● WHAT TO DO:
Omit all images, then repeat exactly the lines below from the one containing "Generate a component" through the one containing "const yearSpans = [4, 3];", both ends included.

● DATA SHOWN:

- - -

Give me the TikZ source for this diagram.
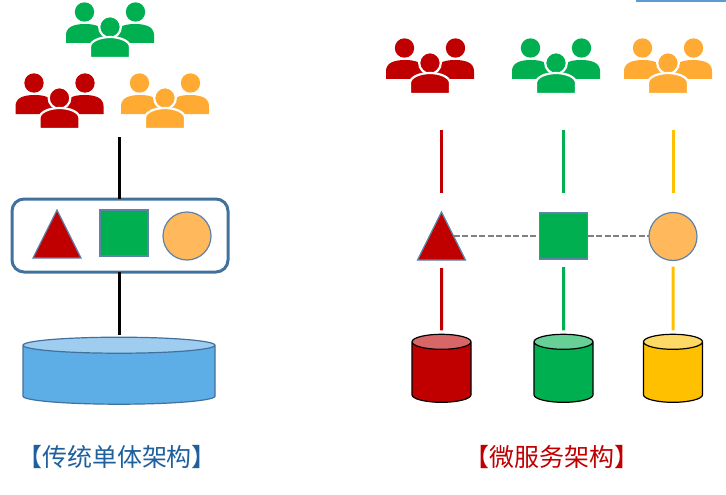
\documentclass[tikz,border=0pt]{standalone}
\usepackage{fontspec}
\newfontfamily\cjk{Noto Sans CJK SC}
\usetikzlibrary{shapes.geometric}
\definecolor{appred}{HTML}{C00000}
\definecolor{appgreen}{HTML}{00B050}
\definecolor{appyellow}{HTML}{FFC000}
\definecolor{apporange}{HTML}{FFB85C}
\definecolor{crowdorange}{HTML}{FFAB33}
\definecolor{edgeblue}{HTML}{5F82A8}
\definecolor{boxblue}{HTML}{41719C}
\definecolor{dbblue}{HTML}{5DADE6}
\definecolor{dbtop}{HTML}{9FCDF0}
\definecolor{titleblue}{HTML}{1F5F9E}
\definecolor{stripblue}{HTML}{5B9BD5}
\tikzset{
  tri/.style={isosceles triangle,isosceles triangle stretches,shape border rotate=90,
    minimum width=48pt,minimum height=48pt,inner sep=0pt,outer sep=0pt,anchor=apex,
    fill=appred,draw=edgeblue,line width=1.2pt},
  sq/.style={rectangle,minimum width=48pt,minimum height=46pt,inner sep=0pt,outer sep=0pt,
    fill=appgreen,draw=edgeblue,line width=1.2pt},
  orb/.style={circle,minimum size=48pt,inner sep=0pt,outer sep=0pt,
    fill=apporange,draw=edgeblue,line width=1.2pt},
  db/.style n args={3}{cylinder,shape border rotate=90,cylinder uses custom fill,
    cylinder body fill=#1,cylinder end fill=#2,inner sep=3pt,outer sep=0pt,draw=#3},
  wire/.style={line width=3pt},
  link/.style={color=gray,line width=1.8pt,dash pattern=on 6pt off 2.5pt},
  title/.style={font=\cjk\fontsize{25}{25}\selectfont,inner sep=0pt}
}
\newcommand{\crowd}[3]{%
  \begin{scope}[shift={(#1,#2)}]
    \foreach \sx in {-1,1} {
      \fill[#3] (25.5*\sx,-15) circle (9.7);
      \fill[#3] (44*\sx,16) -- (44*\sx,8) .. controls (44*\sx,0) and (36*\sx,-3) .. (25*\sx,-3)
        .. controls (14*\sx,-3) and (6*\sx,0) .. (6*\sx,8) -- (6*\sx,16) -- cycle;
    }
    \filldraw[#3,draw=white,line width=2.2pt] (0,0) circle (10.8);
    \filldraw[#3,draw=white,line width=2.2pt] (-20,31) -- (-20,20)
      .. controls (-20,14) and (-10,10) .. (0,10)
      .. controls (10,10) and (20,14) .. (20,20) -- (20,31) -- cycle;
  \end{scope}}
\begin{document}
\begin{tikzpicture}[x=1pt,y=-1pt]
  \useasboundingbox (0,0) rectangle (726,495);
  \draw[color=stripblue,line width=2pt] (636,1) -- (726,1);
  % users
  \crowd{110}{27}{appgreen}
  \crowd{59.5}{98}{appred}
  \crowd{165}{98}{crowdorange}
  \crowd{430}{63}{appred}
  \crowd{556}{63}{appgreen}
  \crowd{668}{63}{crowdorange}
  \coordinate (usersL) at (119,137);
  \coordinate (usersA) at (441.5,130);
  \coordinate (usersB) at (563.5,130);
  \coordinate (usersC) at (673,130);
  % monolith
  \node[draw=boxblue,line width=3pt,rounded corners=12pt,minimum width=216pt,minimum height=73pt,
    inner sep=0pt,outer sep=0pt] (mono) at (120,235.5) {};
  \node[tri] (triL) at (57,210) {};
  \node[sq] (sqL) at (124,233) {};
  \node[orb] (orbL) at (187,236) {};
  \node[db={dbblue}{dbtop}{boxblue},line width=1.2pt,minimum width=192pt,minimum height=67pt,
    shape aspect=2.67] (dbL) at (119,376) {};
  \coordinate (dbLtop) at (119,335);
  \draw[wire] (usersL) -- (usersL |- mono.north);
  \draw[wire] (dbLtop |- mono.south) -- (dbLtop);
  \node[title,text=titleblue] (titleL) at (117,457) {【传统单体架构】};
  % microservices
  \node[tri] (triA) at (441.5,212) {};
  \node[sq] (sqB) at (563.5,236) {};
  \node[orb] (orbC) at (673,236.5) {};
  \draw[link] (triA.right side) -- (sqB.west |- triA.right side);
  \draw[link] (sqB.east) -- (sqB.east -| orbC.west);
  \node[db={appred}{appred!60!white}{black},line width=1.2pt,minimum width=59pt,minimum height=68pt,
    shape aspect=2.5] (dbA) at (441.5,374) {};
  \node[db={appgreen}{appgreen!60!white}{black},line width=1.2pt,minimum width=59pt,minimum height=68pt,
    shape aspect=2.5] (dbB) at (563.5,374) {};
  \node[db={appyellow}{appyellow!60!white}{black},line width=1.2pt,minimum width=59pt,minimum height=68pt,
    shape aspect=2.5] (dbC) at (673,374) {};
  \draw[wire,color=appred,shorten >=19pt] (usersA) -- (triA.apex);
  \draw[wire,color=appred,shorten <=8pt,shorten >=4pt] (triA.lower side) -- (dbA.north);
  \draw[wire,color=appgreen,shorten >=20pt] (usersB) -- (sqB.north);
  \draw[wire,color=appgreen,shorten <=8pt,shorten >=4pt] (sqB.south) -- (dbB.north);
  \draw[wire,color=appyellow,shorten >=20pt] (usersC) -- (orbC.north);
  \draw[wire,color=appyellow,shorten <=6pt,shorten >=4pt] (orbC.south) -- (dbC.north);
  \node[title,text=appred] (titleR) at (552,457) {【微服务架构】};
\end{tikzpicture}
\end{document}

- - -

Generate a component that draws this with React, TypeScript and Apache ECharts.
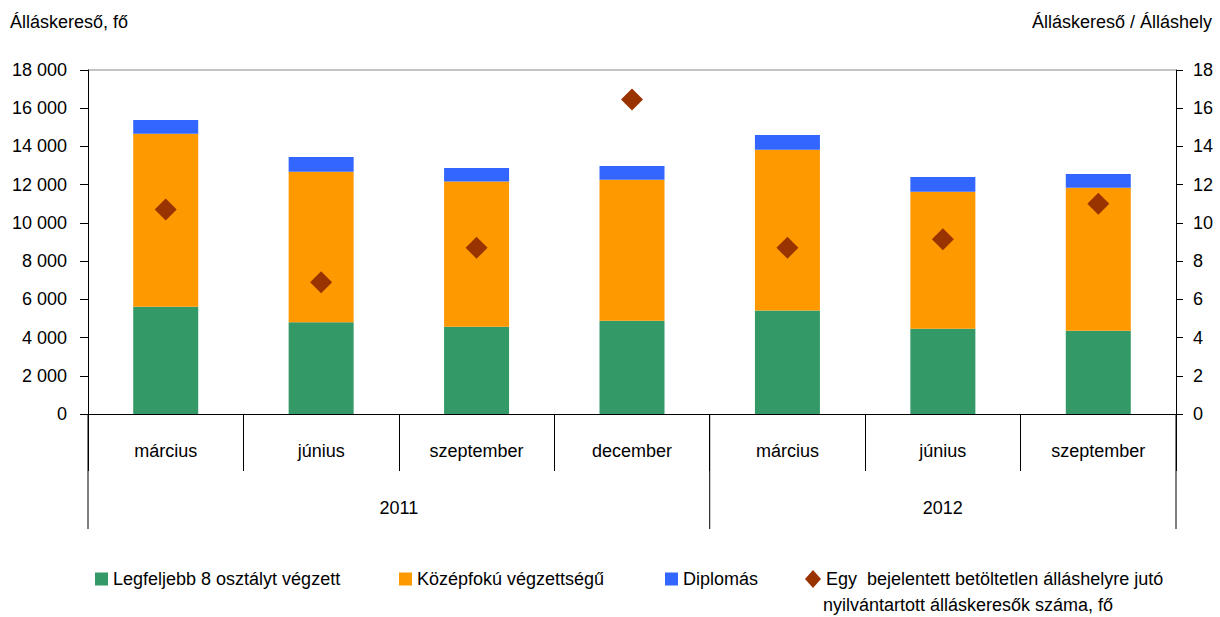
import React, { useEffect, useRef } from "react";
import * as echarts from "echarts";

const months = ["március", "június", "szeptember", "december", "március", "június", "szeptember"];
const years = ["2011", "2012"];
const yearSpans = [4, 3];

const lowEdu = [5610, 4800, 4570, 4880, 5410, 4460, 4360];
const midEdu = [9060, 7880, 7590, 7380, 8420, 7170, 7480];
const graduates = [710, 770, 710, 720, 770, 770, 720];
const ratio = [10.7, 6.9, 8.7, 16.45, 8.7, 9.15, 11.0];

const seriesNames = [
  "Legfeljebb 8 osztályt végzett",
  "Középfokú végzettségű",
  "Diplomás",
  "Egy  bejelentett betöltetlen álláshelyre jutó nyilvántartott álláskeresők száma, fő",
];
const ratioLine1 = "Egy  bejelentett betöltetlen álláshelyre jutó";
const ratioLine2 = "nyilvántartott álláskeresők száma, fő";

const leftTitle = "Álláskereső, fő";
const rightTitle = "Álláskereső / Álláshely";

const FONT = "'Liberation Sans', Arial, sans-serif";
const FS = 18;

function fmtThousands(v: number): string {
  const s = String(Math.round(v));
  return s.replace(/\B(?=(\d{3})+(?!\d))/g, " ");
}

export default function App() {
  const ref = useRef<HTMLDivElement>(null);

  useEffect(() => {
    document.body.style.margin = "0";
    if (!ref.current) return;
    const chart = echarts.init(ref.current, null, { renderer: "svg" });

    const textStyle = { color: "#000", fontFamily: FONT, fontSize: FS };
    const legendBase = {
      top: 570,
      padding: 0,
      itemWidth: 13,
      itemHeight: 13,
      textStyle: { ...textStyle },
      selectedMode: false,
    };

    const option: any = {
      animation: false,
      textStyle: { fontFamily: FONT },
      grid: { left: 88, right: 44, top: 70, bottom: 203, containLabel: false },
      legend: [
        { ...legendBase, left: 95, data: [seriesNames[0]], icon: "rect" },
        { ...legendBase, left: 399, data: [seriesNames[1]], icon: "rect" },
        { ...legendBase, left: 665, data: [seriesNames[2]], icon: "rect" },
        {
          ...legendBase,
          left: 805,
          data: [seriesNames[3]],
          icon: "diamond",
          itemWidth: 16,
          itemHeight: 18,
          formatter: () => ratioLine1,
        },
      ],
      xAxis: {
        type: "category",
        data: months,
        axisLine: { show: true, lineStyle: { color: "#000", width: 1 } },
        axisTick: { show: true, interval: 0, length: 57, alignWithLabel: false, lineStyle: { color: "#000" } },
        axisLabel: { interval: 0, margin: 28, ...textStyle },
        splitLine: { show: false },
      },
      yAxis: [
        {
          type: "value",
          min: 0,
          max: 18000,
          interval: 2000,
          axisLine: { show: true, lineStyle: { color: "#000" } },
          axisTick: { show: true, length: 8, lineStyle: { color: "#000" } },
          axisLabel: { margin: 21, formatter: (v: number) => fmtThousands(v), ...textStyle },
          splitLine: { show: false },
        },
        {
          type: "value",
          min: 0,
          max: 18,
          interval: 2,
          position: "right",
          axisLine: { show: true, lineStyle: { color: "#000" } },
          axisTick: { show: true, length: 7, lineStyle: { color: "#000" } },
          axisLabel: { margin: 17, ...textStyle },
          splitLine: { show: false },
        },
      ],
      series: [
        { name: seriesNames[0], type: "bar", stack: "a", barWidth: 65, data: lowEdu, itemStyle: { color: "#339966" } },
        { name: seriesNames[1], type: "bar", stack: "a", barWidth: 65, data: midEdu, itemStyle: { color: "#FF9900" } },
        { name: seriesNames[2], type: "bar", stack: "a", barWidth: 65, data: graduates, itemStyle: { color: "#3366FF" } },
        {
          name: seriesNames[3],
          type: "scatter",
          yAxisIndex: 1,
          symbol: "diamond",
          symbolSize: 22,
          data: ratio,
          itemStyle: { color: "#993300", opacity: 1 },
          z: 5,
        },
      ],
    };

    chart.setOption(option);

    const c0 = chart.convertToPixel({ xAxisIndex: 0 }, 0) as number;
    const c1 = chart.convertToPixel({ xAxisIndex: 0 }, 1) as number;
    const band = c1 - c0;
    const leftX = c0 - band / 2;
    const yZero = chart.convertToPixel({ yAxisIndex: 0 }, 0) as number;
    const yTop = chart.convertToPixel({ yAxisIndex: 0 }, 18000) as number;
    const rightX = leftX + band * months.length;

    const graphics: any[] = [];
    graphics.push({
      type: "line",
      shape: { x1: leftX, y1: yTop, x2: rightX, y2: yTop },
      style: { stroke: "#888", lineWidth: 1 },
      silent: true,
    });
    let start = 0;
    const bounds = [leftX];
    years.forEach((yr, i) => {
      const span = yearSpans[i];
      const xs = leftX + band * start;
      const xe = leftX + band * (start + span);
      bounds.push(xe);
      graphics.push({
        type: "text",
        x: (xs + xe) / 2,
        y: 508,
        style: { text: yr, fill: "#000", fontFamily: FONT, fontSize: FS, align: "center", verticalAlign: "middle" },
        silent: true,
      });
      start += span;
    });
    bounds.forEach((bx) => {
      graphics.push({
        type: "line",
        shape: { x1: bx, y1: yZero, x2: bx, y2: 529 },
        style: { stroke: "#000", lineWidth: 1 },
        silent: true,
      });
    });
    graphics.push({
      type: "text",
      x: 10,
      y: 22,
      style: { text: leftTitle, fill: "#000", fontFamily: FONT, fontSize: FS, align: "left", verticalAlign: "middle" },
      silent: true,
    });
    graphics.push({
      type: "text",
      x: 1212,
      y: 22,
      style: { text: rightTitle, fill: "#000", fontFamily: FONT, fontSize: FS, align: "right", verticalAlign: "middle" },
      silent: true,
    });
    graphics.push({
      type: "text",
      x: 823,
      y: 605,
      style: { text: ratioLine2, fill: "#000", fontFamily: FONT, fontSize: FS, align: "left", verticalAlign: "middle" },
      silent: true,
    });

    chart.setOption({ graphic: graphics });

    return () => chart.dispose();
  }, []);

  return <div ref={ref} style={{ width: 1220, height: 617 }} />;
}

- - -

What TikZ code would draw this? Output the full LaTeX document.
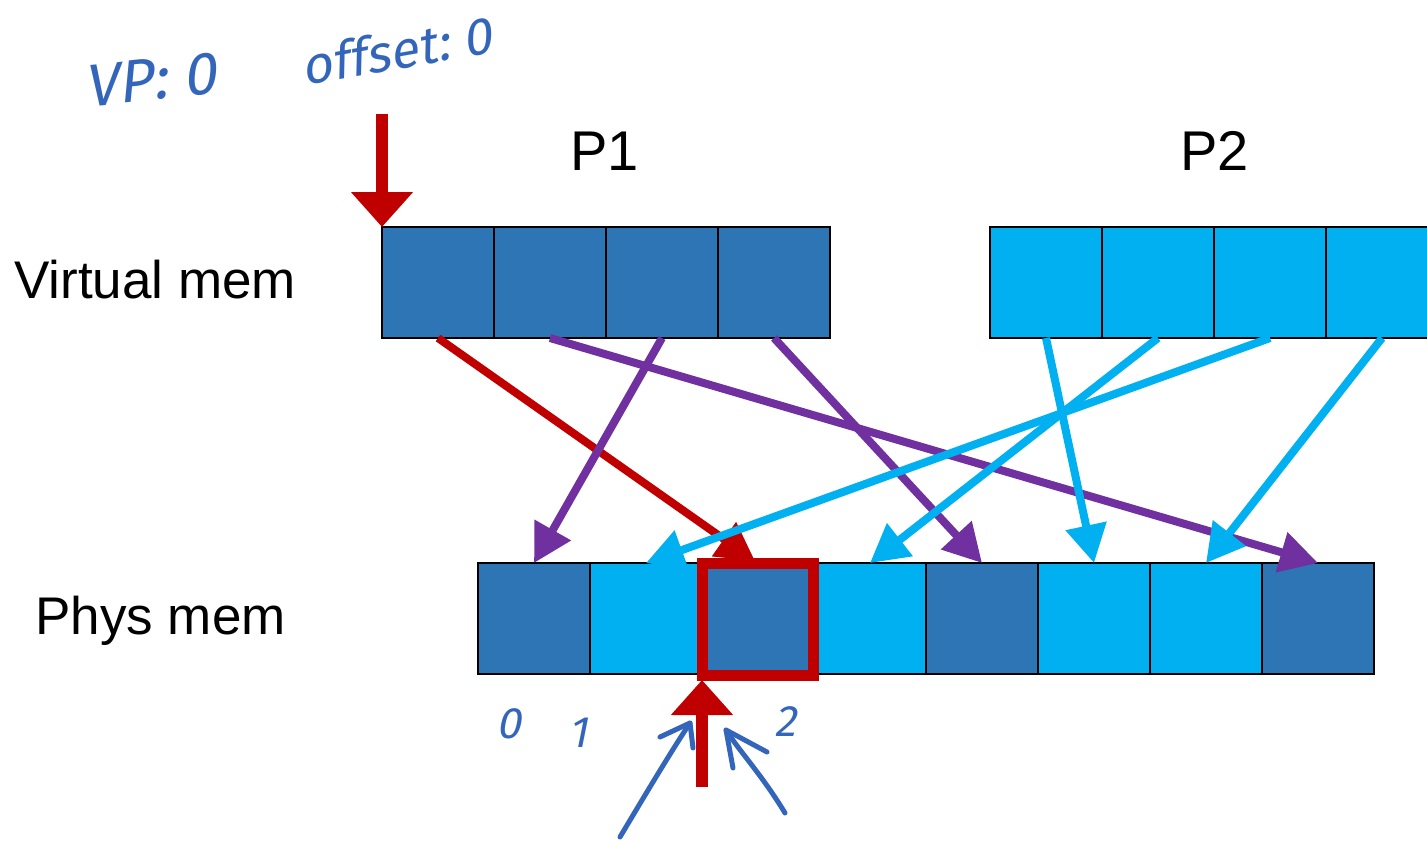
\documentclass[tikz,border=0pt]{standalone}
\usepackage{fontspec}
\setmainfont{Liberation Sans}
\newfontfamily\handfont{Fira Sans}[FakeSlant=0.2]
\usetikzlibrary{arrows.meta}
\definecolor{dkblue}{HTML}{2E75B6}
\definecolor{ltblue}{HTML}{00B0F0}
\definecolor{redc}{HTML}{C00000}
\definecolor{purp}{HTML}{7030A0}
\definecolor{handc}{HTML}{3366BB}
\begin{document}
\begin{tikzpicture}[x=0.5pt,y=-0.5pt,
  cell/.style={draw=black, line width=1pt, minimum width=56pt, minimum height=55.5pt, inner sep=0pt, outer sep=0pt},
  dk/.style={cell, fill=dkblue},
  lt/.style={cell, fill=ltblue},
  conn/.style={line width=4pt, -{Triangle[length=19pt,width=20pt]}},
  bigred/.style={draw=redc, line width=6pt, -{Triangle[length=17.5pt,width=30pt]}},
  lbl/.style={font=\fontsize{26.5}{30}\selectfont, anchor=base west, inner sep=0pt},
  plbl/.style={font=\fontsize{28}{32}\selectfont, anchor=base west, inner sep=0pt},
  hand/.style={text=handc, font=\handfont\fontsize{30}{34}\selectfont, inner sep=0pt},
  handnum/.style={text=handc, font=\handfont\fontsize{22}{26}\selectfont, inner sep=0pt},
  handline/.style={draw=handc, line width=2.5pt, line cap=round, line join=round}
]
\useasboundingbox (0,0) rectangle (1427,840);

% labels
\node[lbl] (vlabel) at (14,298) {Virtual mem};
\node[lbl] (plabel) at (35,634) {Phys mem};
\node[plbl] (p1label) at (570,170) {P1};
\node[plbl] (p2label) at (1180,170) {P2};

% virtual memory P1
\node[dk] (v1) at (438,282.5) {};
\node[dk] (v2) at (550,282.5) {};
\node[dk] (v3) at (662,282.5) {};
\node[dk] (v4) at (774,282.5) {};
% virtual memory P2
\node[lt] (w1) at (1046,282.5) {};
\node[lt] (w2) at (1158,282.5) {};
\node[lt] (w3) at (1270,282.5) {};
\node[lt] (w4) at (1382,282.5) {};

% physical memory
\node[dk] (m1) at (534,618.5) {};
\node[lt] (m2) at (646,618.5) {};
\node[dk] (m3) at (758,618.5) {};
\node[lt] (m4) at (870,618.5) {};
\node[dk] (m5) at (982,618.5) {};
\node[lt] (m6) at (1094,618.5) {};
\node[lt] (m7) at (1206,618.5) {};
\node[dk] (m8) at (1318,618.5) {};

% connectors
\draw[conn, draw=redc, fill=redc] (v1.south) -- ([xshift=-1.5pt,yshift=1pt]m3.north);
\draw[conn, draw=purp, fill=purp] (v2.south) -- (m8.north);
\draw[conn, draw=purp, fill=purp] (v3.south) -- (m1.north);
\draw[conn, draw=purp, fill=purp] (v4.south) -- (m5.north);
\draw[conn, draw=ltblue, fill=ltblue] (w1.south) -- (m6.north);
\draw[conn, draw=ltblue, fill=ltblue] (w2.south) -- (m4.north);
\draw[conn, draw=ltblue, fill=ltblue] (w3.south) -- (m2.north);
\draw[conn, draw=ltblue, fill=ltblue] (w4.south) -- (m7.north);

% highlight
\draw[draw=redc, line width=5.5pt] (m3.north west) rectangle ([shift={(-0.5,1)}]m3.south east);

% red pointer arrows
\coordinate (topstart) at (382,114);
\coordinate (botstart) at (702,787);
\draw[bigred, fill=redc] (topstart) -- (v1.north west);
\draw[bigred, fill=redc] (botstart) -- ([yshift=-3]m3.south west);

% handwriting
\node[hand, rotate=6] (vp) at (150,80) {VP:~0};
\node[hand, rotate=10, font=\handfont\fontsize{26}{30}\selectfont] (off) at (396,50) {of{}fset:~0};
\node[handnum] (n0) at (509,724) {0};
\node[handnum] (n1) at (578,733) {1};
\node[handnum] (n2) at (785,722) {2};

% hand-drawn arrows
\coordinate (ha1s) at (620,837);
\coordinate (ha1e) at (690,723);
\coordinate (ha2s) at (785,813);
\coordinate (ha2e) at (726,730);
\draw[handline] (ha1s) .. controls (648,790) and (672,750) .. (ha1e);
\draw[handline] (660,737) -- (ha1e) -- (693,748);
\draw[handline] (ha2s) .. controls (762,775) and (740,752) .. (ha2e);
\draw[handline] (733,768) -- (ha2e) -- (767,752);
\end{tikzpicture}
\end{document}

- - -

● FINISHED ANSWER:
Generate a component that draws this with React, TypeScript and Apache ECharts.
import React, { useEffect, useRef } from "react";
import * as echarts from "echarts";

const months = ["március", "június", "szeptember", "december", "március", "június", "szeptember"];
const years = ["2011", "2012"];
const yearSpans = [4, 3];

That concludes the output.